Collected data:
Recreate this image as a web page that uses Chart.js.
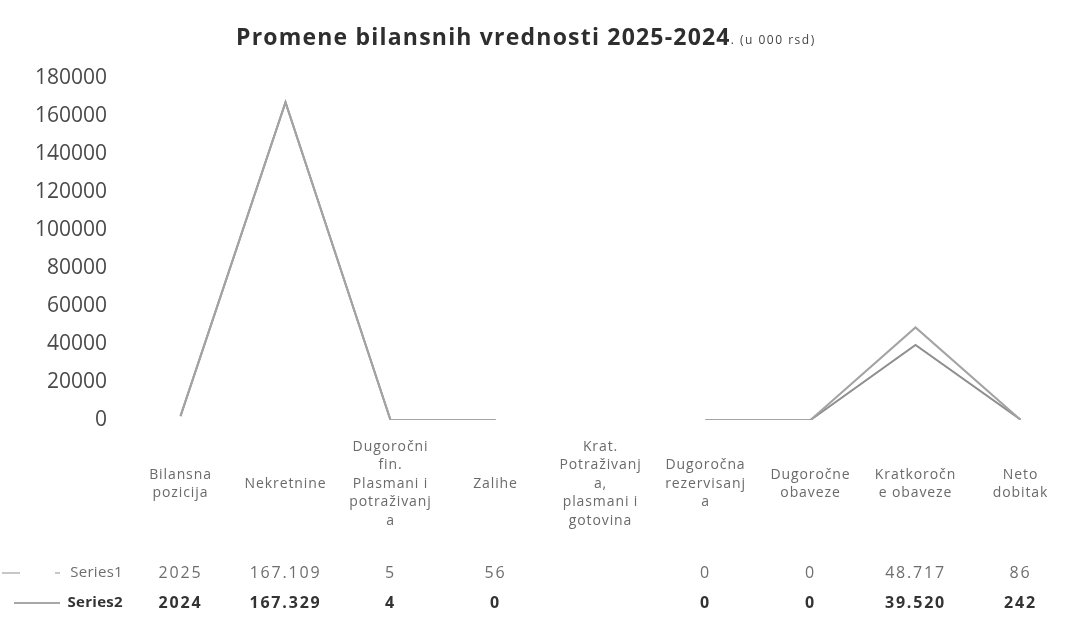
<!DOCTYPE html>
<html>
<head>
<meta charset="utf-8">
<script src="https://cdn.jsdelivr.net/npm/chart.js@4/dist/chart.umd.min.js"></script>
<style>
  html,body{margin:0;padding:0;background:#fff;}
  #wrap{width:1074px;height:628px;position:relative;}
</style>
</head>
<body>
<div id="wrap"><canvas id="c" width="1074" height="628"></canvas></div>
<script>
// ---- data ----
const categories = [
  ["Bilansna","pozicija"],
  ["Nekretnine"],
  ["Dugoročni","fin.","Plasmani i","potraživanj","a"],
  ["Zalihe"],
  ["Krat.","Potraživanj","a,","plasmani i","gotovina"],
  ["Dugoročna","rezervisanj","a"],
  ["Dugoročne","obaveze"],
  ["Kratkoročn","e obaveze"],
  ["Neto","dobitak"]
];
const seriesNames = ["Series1","Series2"];
const series1 = [2025, 167109, 5, 56, null, 0, 0, 48717, 86];
const series2 = [2024, 167329, 4, 0, null, 0, 0, 39520, 242];
const yTicks = [0,20000,40000,60000,80000,100000,120000,140000,160000,180000];
const titleMain = "Promene bilansnih vrednosti 2025-2024";
const titleSub = ". (u 000 rsd)";

function fmt(v, i){
  if (v === null || v === undefined) return "";
  if (i === 0) return String(v);
  return String(v).replace(/\B(?=(\d{3})+(?!\d))/g, ".");
}

const FONT = '"Open Sans", "Noto Sans", sans-serif';

function spaced(ctx, px){ if ('letterSpacing' in ctx) ctx.letterSpacing = px + 'px'; }

const deco = {
  id: 'deco',
  afterDraw(chart){
    const ctx = chart.ctx;
    const xs = chart.scales.x;
    ctx.save();
    // title
    ctx.textBaseline = 'alphabetic';
    ctx.textAlign = 'left';
    ctx.fillStyle = '#2e2e2e';
    ctx.font = 'bold 23px ' + FONT;
    spaced(ctx, 1.2);
    ctx.fillText(titleMain, 236, 45);
    const w = ctx.measureText(titleMain).width;
    ctx.font = '12px ' + FONT;
    spaced(ctx, 1.5);
    ctx.fillStyle = '#444';
    ctx.fillText(titleSub, 236 + w, 44);

    // category header rows
    ctx.textAlign = 'center';
    ctx.textBaseline = 'middle';
    ctx.font = '14px ' + FONT;
    spaced(ctx, 0.9);
    ctx.fillStyle = '#6a6a6a';
    const lh = 18.5;
    categories.forEach((lines, i) => {
      const cx = xs.getPixelForValue(i);
      const y0 = 484 - (lines.length - 1) * lh / 2;
      lines.forEach((t, j) => ctx.fillText(t, cx, y0 + j * lh));
    });

    // value rows
    const rows = [
      {name: seriesNames[0], data: series1, y: 573, bold: false, color: '#6e6e6e', line: '#b5b5b5'},
      {name: seriesNames[1], data: series2, y: 603, bold: true, color: '#333', line: '#8a8a8a'}
    ];
    rows.forEach(r => {
      ctx.font = (r.bold ? 'bold ' : '') + '16px ' + FONT;
      spaced(ctx, 1.8);
      ctx.fillStyle = r.color;
      r.data.forEach((v, i) => {
        ctx.fillText(fmt(v, i), xs.getPixelForValue(i), r.y);
      });
      // legend key
      ctx.textAlign = 'right';
      ctx.font = (r.bold ? 'bold ' : '') + '15px ' + FONT;
      spaced(ctx, 0.3);
      ctx.fillText(r.name, 123, r.y);
      ctx.textAlign = 'center';
      ctx.strokeStyle = r.line;
      ctx.lineWidth = 1.5;
      ctx.beginPath();
      if (r.bold) { ctx.moveTo(14, r.y); ctx.lineTo(60, r.y); }
      else { ctx.moveTo(2, r.y); ctx.lineTo(20, r.y); ctx.moveTo(55, r.y); ctx.lineTo(60, r.y); }
      ctx.stroke();
    });
    ctx.restore();
  }
};

new Chart(document.getElementById('c'), {
  type: 'line',
  data: {
    labels: categories.map(l => l.join(' ')),
    datasets: [
      {label: seriesNames[0], data: series1, borderColor: '#a3a3a3', borderWidth: 2, pointRadius: 0, tension: 0, spanGaps: false},
      {label: seriesNames[1], data: series2, borderColor: '#8e8e8e', borderWidth: 2, pointRadius: 0, tension: 0, spanGaps: false}
    ]
  },
  options: {
    responsive: false,
    animation: false,
    layout: {padding: {top: 78, bottom: 208, left: 0, right: 1}},
    plugins: {legend: {display: false}, title: {display: false}, tooltip: {enabled: false}},
    scales: {
      x: {
        offset: true,
        grid: {display: false, drawTicks: false},
        border: {display: false},
        ticks: {display: false},
        afterFit(s){ s.height = 0; }
      },
      y: {
        min: 0, max: 180000,
        afterBuildTicks(s){ s.ticks = yTicks.map(v => ({value: v})); },
        grid: {display: false, drawTicks: false},
        border: {display: false},
        ticks: {padding: 21, color: '#4a4a4a', font: {size: 21, family: FONT}, callback: v => String(v)},
        afterFit(s){ s.width = 128; }
      }
    }
  },
  plugins: [deco]
});
</script>
</body>
</html>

Description of the task:
Exclude every picture and copy the remaining data exactly.

Full solution:
Recreate this image as a web page that uses Chart.js.
<!DOCTYPE html>
<html>
<head>
<meta charset="utf-8">
<script src="https://cdn.jsdelivr.net/npm/chart.js@4/dist/chart.umd.min.js"></script>
<style>
  html,body{margin:0;padding:0;background:#fff;}
  #wrap{width:1074px;height:628px;position:relative;}
</style>
</head>
<body>
<div id="wrap"><canvas id="c" width="1074" height="628"></canvas></div>
<script>
// ---- data ----
const categories = [
  ["Bilansna","pozicija"],
  ["Nekretnine"],
  ["Dugoročni","fin.","Plasmani i","potraživanj","a"],
  ["Zalihe"],
  ["Krat.","Potraživanj","a,","plasmani i","gotovina"],
  ["Dugoročna","rezervisanj","a"],
  ["Dugoročne","obaveze"],
  ["Kratkoročn","e obaveze"],
  ["Neto","dobitak"]
];
const seriesNames = ["Series1","Series2"];
const series1 = [2025, 167109, 5, 56, null, 0, 0, 48717, 86];
const series2 = [2024, 167329, 4, 0, null, 0, 0, 39520, 242];
const yTicks = [0,20000,40000,60000,80000,100000,120000,140000,160000,180000];
const titleMain = "Promene bilansnih vrednosti 2025-2024";
const titleSub = ". (u 000 rsd)";

function fmt(v, i){
  if (v === null || v === undefined) return "";
  if (i === 0) return String(v);
  return String(v).replace(/\B(?=(\d{3})+(?!\d))/g, ".");
}

const FONT = '"Open Sans", "Noto Sans", sans-serif';

function spaced(ctx, px){ if ('letterSpacing' in ctx) ctx.letterSpacing = px + 'px'; }

const deco = {
  id: 'deco',
  afterDraw(chart){
    const ctx = chart.ctx;
    const xs = chart.scales.x;
    ctx.save();
    // title
    ctx.textBaseline = 'alphabetic';
    ctx.textAlign = 'left';
    ctx.fillStyle = '#2e2e2e';
    ctx.font = 'bold 23px ' + FONT;
    spaced(ctx, 1.2);
    ctx.fillText(titleMain, 236, 45);
    const w = ctx.measureText(titleMain).width;
    ctx.font = '12px ' + FONT;
    spaced(ctx, 1.5);
    ctx.fillStyle = '#444';
    ctx.fillText(titleSub, 236 + w, 44);

    // category header rows
    ctx.textAlign = 'center';
    ctx.textBaseline = 'middle';
    ctx.font = '14px ' + FONT;
    spaced(ctx, 0.9);
    ctx.fillStyle = '#6a6a6a';
    const lh = 18.5;
    categories.forEach((lines, i) => {
      const cx = xs.getPixelForValue(i);
      const y0 = 484 - (lines.length - 1) * lh / 2;
      lines.forEach((t, j) => ctx.fillText(t, cx, y0 + j * lh));
    });

    // value rows
    const rows = [
      {name: seriesNames[0], data: series1, y: 573, bold: false, color: '#6e6e6e', line: '#b5b5b5'},
      {name: seriesNames[1], data: series2, y: 603, bold: true, color: '#333', line: '#8a8a8a'}
    ];
    rows.forEach(r => {
      ctx.font = (r.bold ? 'bold ' : '') + '16px ' + FONT;
      spaced(ctx, 1.8);
      ctx.fillStyle = r.color;
      r.data.forEach((v, i) => {
        ctx.fillText(fmt(v, i), xs.getPixelForValue(i), r.y);
      });
      // legend key
      ctx.textAlign = 'right';
      ctx.font = (r.bold ? 'bold ' : '') + '15px ' + FONT;
      spaced(ctx, 0.3);
      ctx.fillText(r.name, 123, r.y);
      ctx.textAlign = 'center';
      ctx.strokeStyle = r.line;
      ctx.lineWidth = 1.5;
      ctx.beginPath();
      if (r.bold) { ctx.moveTo(14, r.y); ctx.lineTo(60, r.y); }
      else { ctx.moveTo(2, r.y); ctx.lineTo(20, r.y); ctx.moveTo(55, r.y); ctx.lineTo(60, r.y); }
      ctx.stroke();
    });
    ctx.restore();
  }
};

new Chart(document.getElementById('c'), {
  type: 'line',
  data: {
    labels: categories.map(l => l.join(' ')),
    datasets: [
      {label: seriesNames[0], data: series1, borderColor: '#a3a3a3', borderWidth: 2, pointRadius: 0, tension: 0, spanGaps: false},
      {label: seriesNames[1], data: series2, borderColor: '#8e8e8e', borderWidth: 2, pointRadius: 0, tension: 0, spanGaps: false}
    ]
  },
  options: {
    responsive: false,
    animation: false,
    layout: {padding: {top: 78, bottom: 208, left: 0, right: 1}},
    plugins: {legend: {display: false}, title: {display: false}, tooltip: {enabled: false}},
    scales: {
      x: {
        offset: true,
        grid: {display: false, drawTicks: false},
        border: {display: false},
        ticks: {display: false},
        afterFit(s){ s.height = 0; }
      },
      y: {
        min: 0, max: 180000,
        afterBuildTicks(s){ s.ticks = yTicks.map(v => ({value: v})); },
        grid: {display: false, drawTicks: false},
        border: {display: false},
        ticks: {padding: 21, color: '#4a4a4a', font: {size: 21, family: FONT}, callback: v => String(v)},
        afterFit(s){ s.width = 128; }
      }
    }
  },
  plugins: [deco]
});
</script>
</body>
</html>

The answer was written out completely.